La taxation des services numériques est l'une des réponses – ce n'est pas la seule – que nous voulons apporter s'agissant de l'indispensable régulation des géants du numérique, qui sont parfois en situation monopolistique et se dotent progressivement de tous les attributs d'un État souverain.
Ainsi, leur capitalisation boursière, qui dépasse dans certains cas 1 000 milliards de dollars, est supérieure à la richesse nationale de la plupart des États de la planète. Ils maîtrisent les données personnelles, ce qui leur permet d'orienter les choix de consommation de chacun, voire les choix politiques de certains – nous l'avons constaté récemment. Enfin, ils ont le projet d'introduire une monnaie, le libra. Celui-ci peut être un instrument d'échange, mais ne doit en aucun cas devenir l'équivalent d'une monnaie souveraine.
L'enjeu, c'est la liberté de chaque citoyen. Il faut faire en sorte que celle-ci ne soit pas menacée, encadrée ou transformée par des géants du numérique qui disposeraient de pouvoirs toujours plus importants. Le rôle des États, qui obéissent à l'intérêt général et défendent la liberté de chacun, est de définir petit à petit l'indispensable régulation des géants du numérique, afin d'éviter que ceux-ci ne fassent concurrence à leur souveraineté.

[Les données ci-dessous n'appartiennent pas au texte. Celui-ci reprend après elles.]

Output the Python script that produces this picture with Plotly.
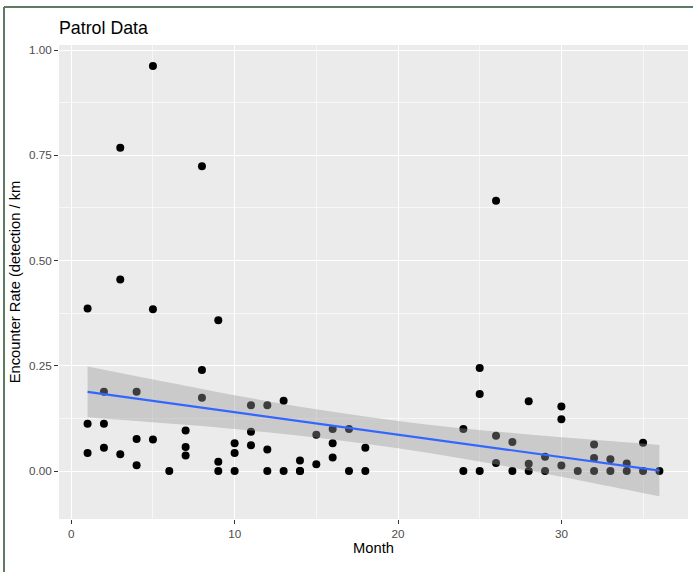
import plotly.graph_objects as go

# Observations: month and encounter rate (detection / km)
month = [1, 1, 1, 2, 2, 2, 3, 3, 3, 4, 4, 4, 5, 5, 5, 6, 7, 7, 7, 8, 8, 8,
         9, 9, 9, 10, 10, 10, 11, 11, 11, 12, 12, 12, 13, 13, 14, 14, 14,
         15, 15, 16, 16, 16, 17, 17, 18, 18,
         24, 24, 25, 25, 25, 26, 26, 26, 27, 27, 28, 28, 28, 29, 29,
         30, 30, 30, 31, 32, 32, 32, 33, 33, 34, 34, 35, 35, 36]
rate = [0.386, 0.112, 0.043, 0.188, 0.112, 0.055, 0.768, 0.455, 0.040,
        0.188, 0.076, 0.0135, 0.962, 0.384, 0.075, 0.0, 0.096, 0.057, 0.037,
        0.724, 0.240, 0.174, 0.358, 0.022, 0.0, 0.066, 0.043, 0.0,
        0.156, 0.093, 0.061, 0.156, 0.051, 0.0, 0.167, 0.0, 0.025, 0.0, 0.0,
        0.086, 0.016, 0.100, 0.066, 0.032, 0.100, 0.0, 0.055, 0.0,
        0.100, 0.0, 0.245, 0.183, 0.0, 0.642, 0.084, 0.019, 0.069, 0.0,
        0.166, 0.017, 0.0, 0.034, 0.0, 0.153, 0.123, 0.013, 0.0,
        0.063, 0.031, 0.0, 0.028, 0.0, 0.018, 0.0, 0.067, 0.0, 0.0]

# Linear smooth and its 95% confidence band, read from the picture
smooth_month = [1, 4, 8, 12, 16, 20, 24, 28, 32, 36]
smooth_fit = [0.188, 0.172, 0.1506, 0.1292, 0.1079, 0.0865, 0.0651, 0.0438, 0.0224, 0.001]
smooth_lo = [0.128, 0.119, 0.107, 0.092, 0.075, 0.054, 0.029, 0.001, -0.029, -0.060]
smooth_hi = [0.248, 0.225, 0.195, 0.166, 0.141, 0.119, 0.101, 0.087, 0.074, 0.062]

x_ticks = [0, 10, 20, 30]
x_tick_labels = ["0", "10", "20", "30"]
y_ticks = [0.0, 0.25, 0.5, 0.75, 1.0]
y_tick_labels = ["0.00", "0.25", "0.50", "0.75", "1.00"]

fig = go.Figure()
fig.add_trace(go.Scatter(x=month, y=rate, mode="markers",
                         marker=dict(color="black", size=8, line=dict(width=0)),
                         showlegend=False))
fig.add_trace(go.Scatter(x=smooth_month, y=smooth_lo, mode="lines",
                         line=dict(width=0, shape="spline"),
                         showlegend=False, hoverinfo="skip"))
fig.add_trace(go.Scatter(x=smooth_month, y=smooth_hi, mode="lines",
                         line=dict(width=0, shape="spline"),
                         fill="tonexty", fillcolor="rgba(153,153,153,0.4)",
                         showlegend=False, hoverinfo="skip"))
fig.add_trace(go.Scatter(x=smooth_month, y=smooth_fit, mode="lines",
                         line=dict(color="#3366FF", width=2.2),
                         showlegend=False, hoverinfo="skip"))

axis_common = dict(showline=False, zeroline=False, automargin=False,
                   ticks="outside", ticklen=4, tickwidth=1.1, tickcolor="#333333",
                   tickfont=dict(family="Liberation Sans, Arial", size=11.7, color="#4D4D4D"),
                   gridcolor="white", gridwidth=1.2)

fig.update_layout(
    width=693, height=572,
    margin=dict(l=59, r=5, t=45, b=53),
    paper_bgcolor="white", plot_bgcolor="#EBEBEB",
    font=dict(family="Liberation Sans, Arial", color="black"),
    title=dict(text="Patrol Data", x=59 / 693, xanchor="left",
               y=1 - 28 / 572, yanchor="middle",
               font=dict(size=17.8, color="black")),
    xaxis=dict(range=[-0.75, 37.75], tickvals=x_ticks, ticktext=x_tick_labels,
               title=dict(text="Month", font=dict(size=14.7, color="black"), standoff=3),
               minor=dict(dtick=5, tick0=0, showgrid=True, gridcolor="rgba(255,255,255,0.6)",
                          gridwidth=0.6, ticks=""),
               **axis_common),
    yaxis=dict(range=[-0.114, 1.012], tickvals=y_ticks, ticktext=y_tick_labels,
               title=dict(text="Encounter Rate (detection / km", font=dict(size=14.7, color="black"),
                          standoff=4),
               minor=dict(dtick=0.125, tick0=0, showgrid=True, gridcolor="rgba(255,255,255,0.6)",
                          gridwidth=0.6, ticks=""),
               **axis_common),
)

# outer frame of the screenshot (left and top edges)
fig.add_shape(type="line", xref="paper", yref="paper",
              x0=(4 - 59) / 629, x1=(700 - 59) / 629,
              y0=(519 - 7) / 474, y1=(519 - 7) / 474,
              line=dict(color="#5E7A62", width=2))
fig.add_shape(type="line", xref="paper", yref="paper",
              x0=(4 - 59) / 629, x1=(4 - 59) / 629,
              y0=(519 - 7) / 474, y1=(519 - 600) / 474,
              line=dict(color="#5E7A62", width=2))

fig.write_html("out.html", config={"displayModeBar": False},
               post_script="document.body.style.margin='0px';document.body.style.overflow='hidden';")
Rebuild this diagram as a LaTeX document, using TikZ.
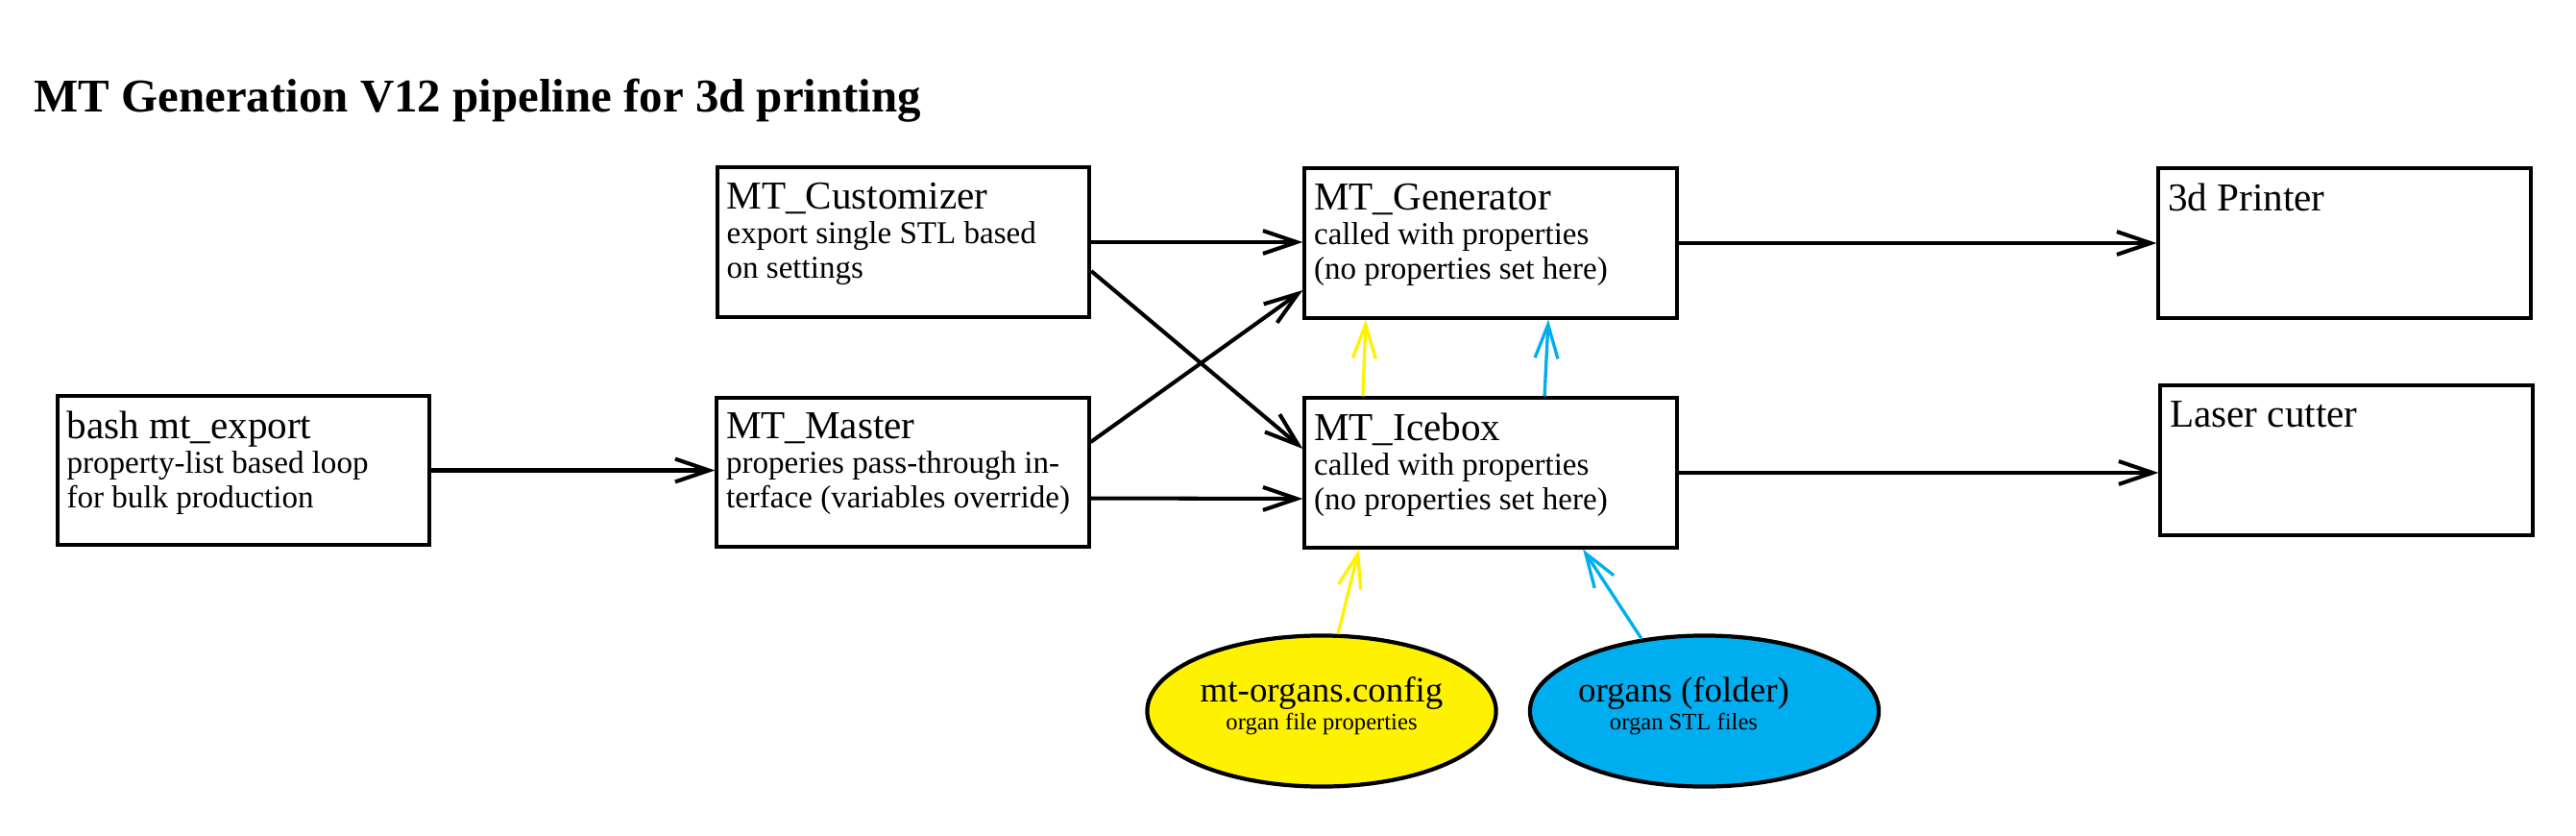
\documentclass[tikz,border=0pt]{standalone}
\usepackage{fontspec}
\setmainfont{Liberation Serif}
\usetikzlibrary{arrows.meta,shapes.geometric}
\definecolor{cfgyellow}{HTML}{FFF200}
\definecolor{stlblue}{HTML}{00AEEF}
\newcommand{\boxtitle}[1]{{\fontsize{11.7}{10.24}\selectfont #1}}
\begin{document}
\begin{tikzpicture}[x=0.01cm,y=-0.01cm,
  box/.style={draw=black, line width=1.15pt, minimum width=3.87cm, minimum height=1.55cm, inner sep=0pt},
  boxtext/.style={anchor=north west, inner sep=0pt, align=left, font=\fontsize{9.4}{10.24}\selectfont},
  oval/.style={ellipse, draw=black, line width=1.2pt, minimum width=3.63cm, minimum height=1.57cm, inner sep=0pt},
  ovaltext/.style={align=center, inner sep=0pt, font=\fontsize{10.5}{8.25}\selectfont},
  flow/.style={line width=1.15pt, -{Straight Barb[length=10pt,width=6.8pt]}},
  feed/.style={draw=#1, line width=0.95pt, -{Straight Barb[length=10pt,width=6.8pt]}}]
\useasboundingbox (0,0) rectangle (2682,870);

\node[anchor=base west, inner sep=0pt, font=\bfseries\fontsize{13.9}{16}\selectfont] (title) at (35,117) {MT Generation V12 pipeline for 3d printing};

\node[box] (exp) at (253.5,489.5) {};
\node[box] (cust) at (940.5,252) {};
\node[box] (master) at (940,491.5) {};
\node[box] (gen) at (1552,253) {};
\node[box] (ice) at (1552,492) {};
\node[box] (printer) at (2441,253) {};
\node[box] (laser) at (2443,479) {};

\node[boxtext] (exp-t) at ([xshift=0.11cm,yshift=-0.17cm]exp.north west) {\boxtitle{bash mt\_export}\\property-list based loop\\for bulk production};
\node[boxtext] (cust-t) at ([xshift=0.11cm,yshift=-0.17cm]cust.north west) {\boxtitle{MT\_Customizer}\\export single STL based\\on settings};
\node[boxtext] (master-t) at ([xshift=0.11cm,yshift=-0.17cm]master.north west) {\boxtitle{MT\_Master}\\properies pass-through in-\\terface (variables override)};
\node[boxtext] (gen-t) at ([xshift=0.11cm,yshift=-0.17cm]gen.north west) {\boxtitle{MT\_Generator}\\called with properties\\(no properties set here)};
\node[boxtext] (ice-t) at ([xshift=0.11cm,yshift=-0.17cm]ice.north west) {\boxtitle{MT\_Icebox}\\called with properties\\(no properties set here)};
\node[boxtext] (printer-t) at ([xshift=0.11cm,yshift=-0.17cm]printer.north west) {\boxtitle{3d Printer}};
\node[boxtext] (laser-t) at ([xshift=0.11cm,yshift=-0.17cm]laser.north west) {\boxtitle{Laser cutter}};

\node[oval, fill=cfgyellow] (yel) at (1376,740) {};
\node[oval, fill=stlblue] (blu) at (1774.5,740) {};
\node[ovaltext] (yel-t) at (1376,735) {mt-organs.config\\{\fontsize{7}{8.25}\selectfont organ file properties}};
\node[ovaltext] (blu-t) at (1753,735) {organs (folder)\\{\fontsize{7}{8.25}\selectfont organ STL files}};

\draw[flow] (exp.east) -- (exp.east -| master.west);
\draw[flow] (cust.east) -- (cust.east -| gen.west);
\draw[flow] ([yshift=-0.30cm]cust.east) -- ([yshift=0.25cm]ice.west);
\draw[flow] ([yshift=0.315cm]master.east) -- ([yshift=-0.49cm]gen.west);
\draw[flow] ([yshift=-0.27cm]master.east) -- ([yshift=-0.27cm]ice.west);
\draw[flow] (gen.east) -- (printer.west);
\draw[flow] (ice.east) -- (ice.east -| laser.west);

\draw[feed=cfgyellow] ([xshift=-1.33cm]ice.north) -- ([xshift=-1.30cm]gen.south);
\draw[feed=stlblue] ([xshift=0.56cm]ice.north) -- ([xshift=0.60cm]gen.south);
\draw[feed=cfgyellow] (yel.78) -- ([xshift=-1.37cm]ice.south);
\draw[feed=stlblue] (blu.131) -- ([xshift=0.96cm]ice.south);
\end{tikzpicture}
\end{document}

L'adoption du règlement général sur la protection des données personnelles – RGPD – , le travail que nous menons pour répondre au Cloud Act – il s'agit d'élaborer un Cloud Act souverain qui nous permettra de stocker les données les plus stratégiques – , les propositions pour la régulation de la monnaie libra, sur laquelle nous travaillons dans le cadre du G7, et la taxation des services numériques que vous vous apprêtez à instaurer, mesdames, messieurs les députés, tout cela constitue un ensemble de réponses qui nous permettront, au fur et à mesure, de préserver le cadre de liberté auquel nous sommes tous ici profondément attachés.